Hands up if you've been trying your luck to reserve a table at modern barbecue restaurant Burnt Ends.
Keep them up if you've been unsuccessful thus far — the one-Michelin-starred restaurant is known for having a waiting list that can span months.
If you're tired of waiting (and alright with saving a few bucks), a newly-opened Western hawker stall, Jofa Grill, in Bukit Merah might be the answer.
Opened by Ong Jian Lin, 27, and Neo Jun Hao, 28, the stall isn't run by your run-of-the-mill chefs.
Jian Lin was a chef at Burnt Ends for three years while Jun Hao spent a number of years as a chef in the fine-dining scene, including a stint as a commis chef at the now-defunct three-Michelin-starred Joel Robuchon Restaurant.
With Burnt Ends' reputation as a top player when it comes to wood-fired cooking game, we were excited to find out that Jofa Grill's meats are cooked over charcoal and lychee wood.
So naturally, our expectations were raised as we made our way to the stall.
We'd definitely swipe right
Call us shallow but looks do matter.
On first impression, the food we ordered from Jofa Grill looked the part — from the charcoal grilled meats to the pasta.
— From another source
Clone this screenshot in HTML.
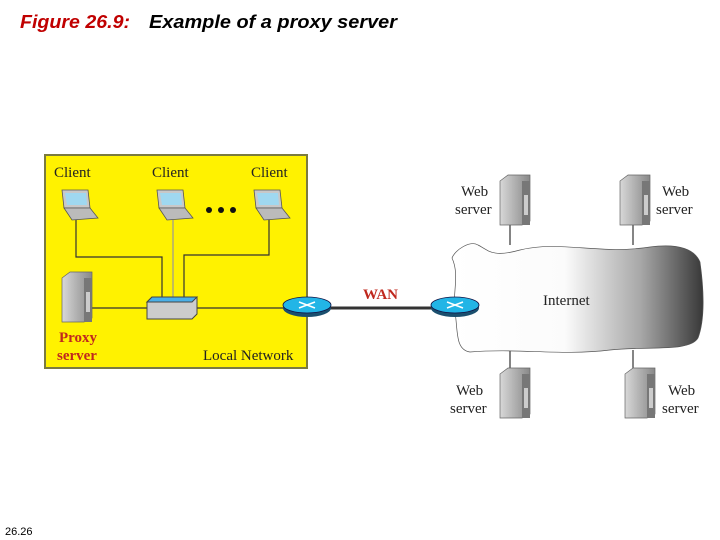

Once we dug into the food and sampled everything from each plate, a recurring theme began to form.
No doubt the looks were on point, but flavour-wise, the dishes were a bit of a hit-and-miss.
Let's play nice and start with the dishes we did enjoy.
The charcoal-grilled pork chop ($9.50) was the clear winner.
The herb marinate and smoky tones were most pronounced with the pork chop and it had a good fat-to-meat ratio to match.
Seasoning-wise, nothing much to shout about but the quality of the meat spoke for itself.
By the end of our meal, the pork chop was probably the most polished plate and as they say, action speaks louder than words.
Another worthy shout-out was the charcoal-grilled chicken chop ($9.50).
One of my personal gripes when it comes to grilled meats is when it's overcooked and dry. I mean, as a trained chef, surely it can't be that difficult to get grilled meats right, but I digress.
Thankfully, Jofa Grill's chicken chop was rather juicy. Similar to the pork chop, it is lightly seasoned so don't expect a burst of flavours on these two dishes.
Of all the sides we ordered, the Jofa mashed potato ($3.50) stood out the most.
The Joël Robuchon-inspired mash got the thumbs up from all of us. Buttery and luscious, this was $3.50 well spent.
We'd even go as far as saying it'll be hard to find a mashed potato this good in any hawker setting!
But if you're not a big fan of potatoes, Jofa Bomba rice ($3) is a more than capable alternative to pair with your grilled meats.
It's simple yet scrumptious. The Bomba rice is great on its own but the different textures provided from the light sprinkle of shallots and fried anchovies really brought this dish up another level.
Might want to give it a skip
Of all the dishes we ordered, what didn't quite hit the mark were their sides.
In particular, the cheesy nacho fries ($4.50) and Mac & Cheese ($3.50) fell well below our expectations.
I'm no cheese connoisseur myself but I'm not entirely sure how much of the sauce slathered onto the macaroni qualifies as cheese.
Ditto for the cheesy nacho fries. So you may want to give these sides a miss.
The choice of 'pasta' for their carbonara ($7.50) is mee pok which took us by surprise. Although it was cooked al dente, this East meets West combination didn't really do it for us.
While the generous amount of bacon bits was appreciated, the same couldn't be said about the sauce.
It felt a bit heavy on the cream and we'd probably give this pasta dish a miss on our next lunch visit.
All in all, the Jofa Grill's menu had just a few more misses than hits.
But this could be partly due to our tampered expectations prior to the meal.
Burnt Ends exists on a different stratosphere but if you're looking to munch on some modern Western grub in Bukit Merah, Jofa Grill is a decent enough shout.